Shippers Fear Engine Failures as Industry is Forced to Upgrade its Fuel
(Bloomberg) -- Add oil tankers breaking down at sea to the list of things shipping companies are worrying about as they brace for a once-in-a-generation overhaul to the kind of fuel the industry must consume.
From Jan. 1, 2020, the vast majority of the world’s merchant fleet will have to use fuel containing no more than 0.5 percent sulfur, down from 3.5 percent in most parts of the world today. The change is expected to upend both shipping and refining industries, with analysts forecasting higher oil prices, slower-sailing ships, and some observers even warning of risks to world trade.
Now more and more of the world’s largest shipping companies and trade groups, already mindful of spiraling costs, are saying there’s a safety risk too. Their primary worry is the lack of a single fuel type that complies with the rules. Since refineries across the world are coming up with different solutions to meet the sulfur-reduction target, owners say their ships’ engines could be damaged by inadvertently mixing incompatible products.
"This is of course a concern, and the marine fuels that can be used when the 2020 regulation is implemented are believed to be more unstable and contain other compounds than what is the case today," said Harald Fotland, Chief Operating Officer at Odfjell SE, one of the world’s largest shippers of chemicals. "Therefore, we have to be even more cautious in selecting fuels."
After years of deliberating, the 2020 start date for the new rules was set in October 2016 by the International Maritime Organization, the United Nations’ shipping agency. Vessels must lower sulfur emissions.

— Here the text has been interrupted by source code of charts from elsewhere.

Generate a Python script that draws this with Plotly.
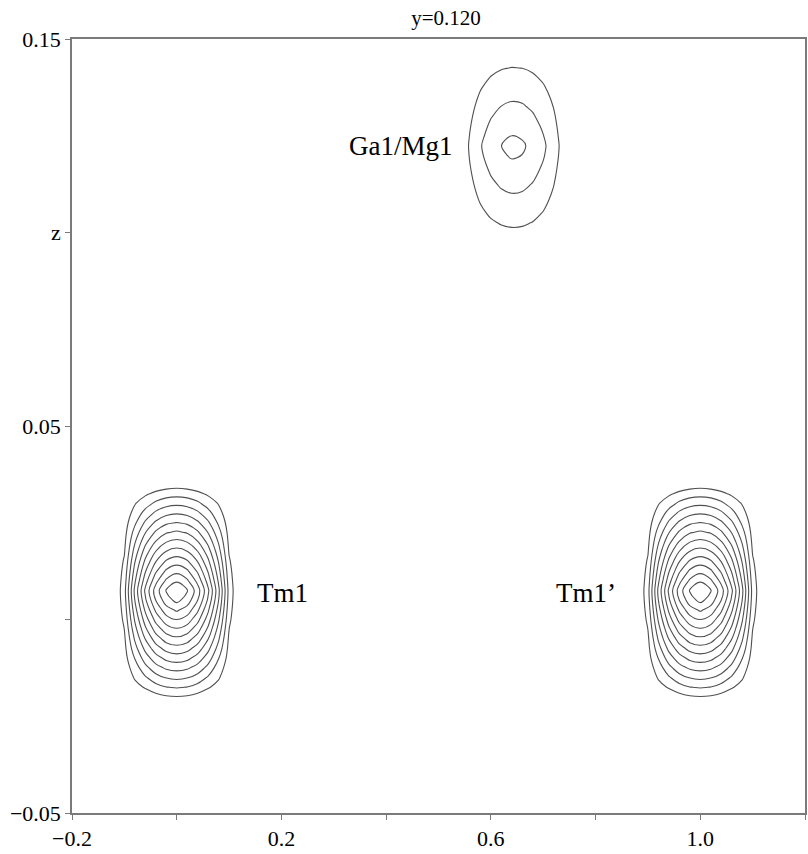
import numpy as np
import plotly.graph_objects as go

# Difference-Fourier section at y = 0.120: atomic peaks in the x-z plane
atom_names = ["Tm1", "Tm1\u2019", "Ga1/Mg1"]
atom_x = [0.0, 1.0, 0.644]
atom_z = [0.007, 0.007, 0.122]
peak_height = [13.2, 13.2, 3.35]
half_width_x = [0.108, 0.108, 0.107]
half_width_z = [0.0291, 0.0291, 0.0295]

# label anchors (data coordinates) and which side of the text sits on the anchor
label_x = [0.149, 0.842, 0.532]
label_z = [0.0068, 0.0068, 0.1223]
label_anchor = ["left", "right", "right"]

section_title = "y=0.120"
x_tickvals = [-0.2, 0.0, 0.2, 0.4, 0.6, 0.8, 1.0, 1.2]
x_ticktext = ["\u22120.2", "", "0.2", "", "0.6", "", "1.0", "x"]
z_tickvals = [-0.05, 0.0, 0.05, 0.10, 0.15]
z_ticktext = ["\u22120.05", "", "0.05", "z", "0.15"]

# map grid
gx = np.arange(-0.2, 1.2 + 1e-9, 0.02)
gz = np.arange(-0.05, 0.15 + 1e-9, 0.0025)
X, Z = np.meshgrid(gx, gz)
rho = np.zeros_like(X)
for x0, z0, p, a, b in zip(atom_x, atom_z, peak_height, half_width_x, half_width_z):
    u = np.clip(np.abs(X - x0) / a, 0, 1)
    v = np.clip(np.abs(Z - z0) / b, 0, 1)
    box = (1 - u ** 2) * (1 - v)
    oval = np.clip(1 - np.sqrt(u ** 2 + v ** 2), 0, 1)
    rho += p * (0.75 * box + 0.25 * oval)

fig = go.Figure()
fig.add_trace(go.Contour(
    x=gx, y=gz, z=rho,
    contours=dict(start=1, end=12, size=1, coloring="lines"),
    line=dict(color="#505050", width=1.1),
    colorscale=[[0, "#505050"], [1, "#505050"]],
    showscale=False,
    hoverinfo="skip",
))

for name, lx, lz, anc in zip(atom_names, label_x, label_z, label_anchor):
    fig.add_annotation(
        x=lx, y=lz, text=name, showarrow=False, xanchor=anc, yanchor="middle",
        font=dict(family="Liberation Serif", size=27, color="black"),
    )

axis_common = dict(
    showgrid=False, zeroline=False, showline=True, mirror=True,
    linecolor="#7a7a7a", linewidth=1.5,
    ticks="outside", ticklen=5, tickcolor="#7a7a7a", tickwidth=1,
    tickfont=dict(family="Liberation Serif", size=22, color="black"),
)

fig.update_layout(
    width=808, height=854,
    margin=dict(l=72, r=1, t=39, b=41),
    paper_bgcolor="white", plot_bgcolor="white",
    title=dict(text=section_title, x=0.552, xanchor="center", y=0.979, yanchor="middle",
               font=dict(family="Liberation Serif", size=21, color="black")),
    xaxis=dict(range=[-0.2, 1.2], tickvals=x_tickvals, ticktext=x_ticktext, **axis_common),
    yaxis=dict(range=[-0.05, 0.15], tickvals=z_tickvals, ticktext=z_ticktext, **axis_common),
    showlegend=False,
)

fig.write_html("out.html")
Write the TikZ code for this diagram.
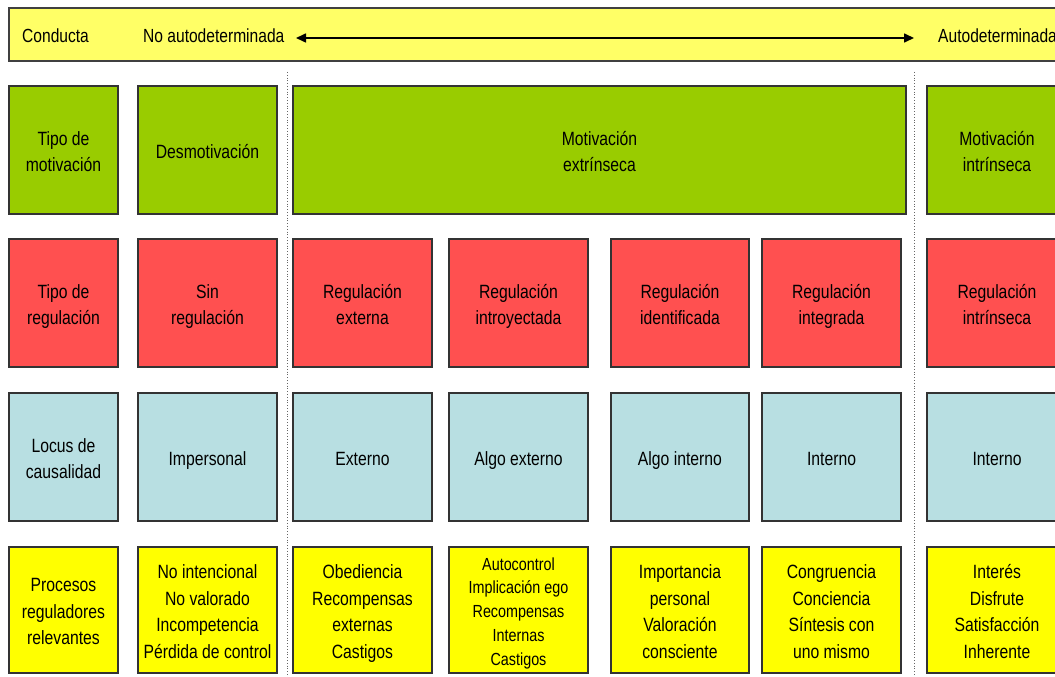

Those with exhaust-gas cleaning systems that remove the pollutant will be able to keep burning existing products that are cheaper, but the equipment is expensive and takes up cargo space.
The International Association of Independent Tanker Owners, the largest trade group for operators of ships moving everything from oil to gas to chemicals, is among those concerned.
While individual fuels may not be problematic, mixes could be dangerous, according to Dragos Rauta, technical director at the trade group better known as Intertanko.
“The way the different products work together can produce instability of fuel which can create sediments that can damage the pumps and engines eventually,” he said.
The issues could ultimately stop a ship’s engine, something that would be particularly dangerous in bad weather in busy shipping lanes close to land, according to Rauta.
Shipowners say extensive -- and more frequent -- testing will need to take place to ensure fuels are trusted, but that would take time and money at a time when fuel bills may well be rising anyway.
"This fuel oil will be sold under a specification which in theory should be okay but it appears there may be impurities in them, and these are damaging to our engines," said Flemming Carlsen, Chief Operating Officer of d’Amico International Shipping SA, which runs a fleet of 57 vessels. “We would need to be content that the analysis has proven that this bunker fuel is okay to burn in the main engine.”
There’s also uncertainty about whether there will be enough blended fuel to go round. Some smaller ports may not have access to it, meaning companies including d’Amico will have to use a combination of diesel-like products and low-sulfur fuel oil on their journeys, taking care to ensure the two aren’t mixed.
The IMO’s rules are meant to curb a pollutant that has been linked to environmental issues like acid rain and health concerns including asthma. Shipping groups already complained about the non-standard nature of fuels, and their costs are expected to spiral. A.P. Moller-Maersk A/S, the worlds biggest container shipping line, anticipates a $2 billion increase in its annual fuel bill.
The IMO is in the process of producing guidelines to help the shipping industry with risk assessment and mitigation as well as procurement of compliant fuel, a spokesman said. There should be no risk from compliant fuels, he said.